══ EXTRACTED DATA ══

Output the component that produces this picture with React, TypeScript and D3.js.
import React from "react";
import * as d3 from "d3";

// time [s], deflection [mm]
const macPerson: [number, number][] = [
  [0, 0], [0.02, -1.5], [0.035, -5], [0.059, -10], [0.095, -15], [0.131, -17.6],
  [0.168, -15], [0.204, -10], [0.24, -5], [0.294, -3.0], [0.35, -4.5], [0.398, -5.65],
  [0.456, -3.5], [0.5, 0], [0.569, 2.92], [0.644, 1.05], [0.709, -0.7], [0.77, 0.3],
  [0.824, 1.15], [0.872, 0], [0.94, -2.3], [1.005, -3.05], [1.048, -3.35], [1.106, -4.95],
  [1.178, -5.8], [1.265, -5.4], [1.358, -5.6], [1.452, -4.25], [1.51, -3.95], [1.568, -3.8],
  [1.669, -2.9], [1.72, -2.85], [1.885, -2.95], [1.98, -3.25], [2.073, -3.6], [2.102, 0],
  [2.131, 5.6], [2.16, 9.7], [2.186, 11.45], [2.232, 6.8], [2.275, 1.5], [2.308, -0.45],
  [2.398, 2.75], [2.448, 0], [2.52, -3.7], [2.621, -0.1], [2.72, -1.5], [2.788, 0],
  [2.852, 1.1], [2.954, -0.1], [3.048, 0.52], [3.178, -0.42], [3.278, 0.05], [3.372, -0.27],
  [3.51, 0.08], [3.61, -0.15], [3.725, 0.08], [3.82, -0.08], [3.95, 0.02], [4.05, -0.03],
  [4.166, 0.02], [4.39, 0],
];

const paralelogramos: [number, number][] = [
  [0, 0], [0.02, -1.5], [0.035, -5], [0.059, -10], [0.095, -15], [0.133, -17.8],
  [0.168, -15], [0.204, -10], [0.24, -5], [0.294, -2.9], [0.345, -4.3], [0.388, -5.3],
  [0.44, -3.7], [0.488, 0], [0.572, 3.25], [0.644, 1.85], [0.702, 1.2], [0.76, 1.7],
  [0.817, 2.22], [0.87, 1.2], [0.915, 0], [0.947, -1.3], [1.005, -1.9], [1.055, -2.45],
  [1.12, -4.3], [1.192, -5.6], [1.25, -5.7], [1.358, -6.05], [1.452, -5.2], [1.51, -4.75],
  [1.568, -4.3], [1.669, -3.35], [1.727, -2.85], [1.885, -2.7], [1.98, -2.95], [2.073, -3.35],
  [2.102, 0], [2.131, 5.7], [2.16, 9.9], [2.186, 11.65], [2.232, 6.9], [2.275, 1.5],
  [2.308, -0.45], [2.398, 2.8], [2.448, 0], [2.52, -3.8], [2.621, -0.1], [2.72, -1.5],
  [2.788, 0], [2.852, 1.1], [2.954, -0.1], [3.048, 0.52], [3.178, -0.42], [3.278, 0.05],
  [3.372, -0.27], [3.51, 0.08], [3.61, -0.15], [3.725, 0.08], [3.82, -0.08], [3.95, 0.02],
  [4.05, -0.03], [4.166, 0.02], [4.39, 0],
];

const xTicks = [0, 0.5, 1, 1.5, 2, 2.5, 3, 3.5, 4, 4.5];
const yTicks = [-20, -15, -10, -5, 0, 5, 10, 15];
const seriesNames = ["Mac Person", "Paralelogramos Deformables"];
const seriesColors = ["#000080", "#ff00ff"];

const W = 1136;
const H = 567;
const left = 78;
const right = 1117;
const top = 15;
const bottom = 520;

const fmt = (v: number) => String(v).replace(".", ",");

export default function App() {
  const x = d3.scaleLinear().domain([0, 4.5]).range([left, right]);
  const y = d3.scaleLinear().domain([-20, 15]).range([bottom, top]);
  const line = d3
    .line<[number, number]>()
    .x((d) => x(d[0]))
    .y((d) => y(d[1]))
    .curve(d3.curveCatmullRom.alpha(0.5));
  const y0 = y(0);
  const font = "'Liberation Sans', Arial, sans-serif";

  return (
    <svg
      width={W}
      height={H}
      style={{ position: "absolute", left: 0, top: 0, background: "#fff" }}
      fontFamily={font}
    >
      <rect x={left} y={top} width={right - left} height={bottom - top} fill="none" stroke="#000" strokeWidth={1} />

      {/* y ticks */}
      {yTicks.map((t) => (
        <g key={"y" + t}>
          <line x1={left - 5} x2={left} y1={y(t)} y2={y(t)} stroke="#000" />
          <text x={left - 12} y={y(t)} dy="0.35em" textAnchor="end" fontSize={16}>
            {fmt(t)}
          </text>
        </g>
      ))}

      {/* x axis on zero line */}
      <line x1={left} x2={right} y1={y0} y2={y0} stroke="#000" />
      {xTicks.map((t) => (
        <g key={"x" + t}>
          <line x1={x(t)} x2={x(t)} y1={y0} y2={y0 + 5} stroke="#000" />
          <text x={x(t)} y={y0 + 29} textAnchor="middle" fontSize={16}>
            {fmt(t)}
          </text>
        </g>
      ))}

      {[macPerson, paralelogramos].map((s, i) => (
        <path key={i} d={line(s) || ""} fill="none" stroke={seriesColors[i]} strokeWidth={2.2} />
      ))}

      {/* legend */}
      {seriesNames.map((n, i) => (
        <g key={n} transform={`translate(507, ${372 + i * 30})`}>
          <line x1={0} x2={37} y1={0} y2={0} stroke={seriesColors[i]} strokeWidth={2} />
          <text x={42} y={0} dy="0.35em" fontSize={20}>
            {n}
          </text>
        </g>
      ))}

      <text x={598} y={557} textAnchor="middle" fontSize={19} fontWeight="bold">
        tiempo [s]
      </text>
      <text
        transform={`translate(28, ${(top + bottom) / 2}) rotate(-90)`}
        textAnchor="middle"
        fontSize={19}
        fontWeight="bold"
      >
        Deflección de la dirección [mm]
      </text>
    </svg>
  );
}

═══
══ EXTRACTED DATA ══

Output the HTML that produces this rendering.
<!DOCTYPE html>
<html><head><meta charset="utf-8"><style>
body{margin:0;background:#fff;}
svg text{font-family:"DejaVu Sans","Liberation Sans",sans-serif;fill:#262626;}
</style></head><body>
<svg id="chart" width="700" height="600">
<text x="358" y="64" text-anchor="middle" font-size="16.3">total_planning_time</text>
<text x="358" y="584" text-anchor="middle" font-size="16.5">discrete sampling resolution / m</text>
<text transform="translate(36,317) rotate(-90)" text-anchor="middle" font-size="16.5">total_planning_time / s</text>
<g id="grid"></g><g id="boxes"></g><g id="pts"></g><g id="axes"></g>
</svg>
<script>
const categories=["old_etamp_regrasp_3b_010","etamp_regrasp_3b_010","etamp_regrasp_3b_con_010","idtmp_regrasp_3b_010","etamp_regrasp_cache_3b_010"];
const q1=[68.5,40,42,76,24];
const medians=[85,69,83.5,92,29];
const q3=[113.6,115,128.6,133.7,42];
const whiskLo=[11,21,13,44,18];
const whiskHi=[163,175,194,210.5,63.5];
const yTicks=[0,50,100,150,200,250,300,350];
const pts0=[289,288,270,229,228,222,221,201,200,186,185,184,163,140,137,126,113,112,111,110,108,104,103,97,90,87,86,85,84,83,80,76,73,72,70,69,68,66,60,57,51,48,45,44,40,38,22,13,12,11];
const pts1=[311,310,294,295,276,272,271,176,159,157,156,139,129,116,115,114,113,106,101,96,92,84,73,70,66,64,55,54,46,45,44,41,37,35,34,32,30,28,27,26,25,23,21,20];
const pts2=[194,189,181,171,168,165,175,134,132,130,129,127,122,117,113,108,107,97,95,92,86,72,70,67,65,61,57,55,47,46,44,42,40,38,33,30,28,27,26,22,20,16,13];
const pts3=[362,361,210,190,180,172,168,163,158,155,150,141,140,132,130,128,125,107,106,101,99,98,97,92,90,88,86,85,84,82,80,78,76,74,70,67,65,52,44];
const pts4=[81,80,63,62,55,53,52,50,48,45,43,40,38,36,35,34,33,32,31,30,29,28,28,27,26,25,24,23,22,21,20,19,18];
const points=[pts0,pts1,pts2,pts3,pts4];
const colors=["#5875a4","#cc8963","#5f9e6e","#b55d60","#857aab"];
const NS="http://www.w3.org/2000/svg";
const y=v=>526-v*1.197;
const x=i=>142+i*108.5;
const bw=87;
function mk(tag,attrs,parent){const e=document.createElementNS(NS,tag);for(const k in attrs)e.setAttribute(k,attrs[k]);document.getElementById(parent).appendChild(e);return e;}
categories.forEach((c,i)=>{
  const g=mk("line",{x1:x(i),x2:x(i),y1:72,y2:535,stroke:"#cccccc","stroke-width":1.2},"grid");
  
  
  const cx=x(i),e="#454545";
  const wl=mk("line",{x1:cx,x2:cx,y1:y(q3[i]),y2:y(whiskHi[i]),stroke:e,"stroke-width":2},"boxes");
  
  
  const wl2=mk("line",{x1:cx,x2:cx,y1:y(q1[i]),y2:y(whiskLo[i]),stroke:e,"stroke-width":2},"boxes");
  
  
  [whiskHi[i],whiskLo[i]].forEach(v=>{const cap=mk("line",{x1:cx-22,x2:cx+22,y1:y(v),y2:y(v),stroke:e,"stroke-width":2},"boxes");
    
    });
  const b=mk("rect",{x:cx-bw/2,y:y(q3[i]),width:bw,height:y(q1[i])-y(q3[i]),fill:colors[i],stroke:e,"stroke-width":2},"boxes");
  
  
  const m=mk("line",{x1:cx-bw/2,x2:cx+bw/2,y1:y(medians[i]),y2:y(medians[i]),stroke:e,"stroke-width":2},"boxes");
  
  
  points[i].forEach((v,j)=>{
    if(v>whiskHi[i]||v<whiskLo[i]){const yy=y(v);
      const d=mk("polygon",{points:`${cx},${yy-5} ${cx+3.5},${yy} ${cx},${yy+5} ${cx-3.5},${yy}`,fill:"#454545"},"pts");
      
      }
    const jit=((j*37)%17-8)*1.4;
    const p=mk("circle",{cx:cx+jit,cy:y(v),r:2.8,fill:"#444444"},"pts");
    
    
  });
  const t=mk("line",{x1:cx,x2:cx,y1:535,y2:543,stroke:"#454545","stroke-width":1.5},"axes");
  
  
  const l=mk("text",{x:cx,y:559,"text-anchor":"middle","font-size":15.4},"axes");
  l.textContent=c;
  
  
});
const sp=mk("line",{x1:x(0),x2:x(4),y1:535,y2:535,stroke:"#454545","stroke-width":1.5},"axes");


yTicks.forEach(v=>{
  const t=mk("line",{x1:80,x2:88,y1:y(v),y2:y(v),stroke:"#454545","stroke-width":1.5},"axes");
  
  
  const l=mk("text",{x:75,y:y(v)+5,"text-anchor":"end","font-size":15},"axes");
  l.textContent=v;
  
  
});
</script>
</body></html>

═══

◆ **TO BE DONE**:
Of the lines in the data above, how many contain the word "Output"? Give only that figure.

◆ **SOLUTION TO THE EXERCISE**:
2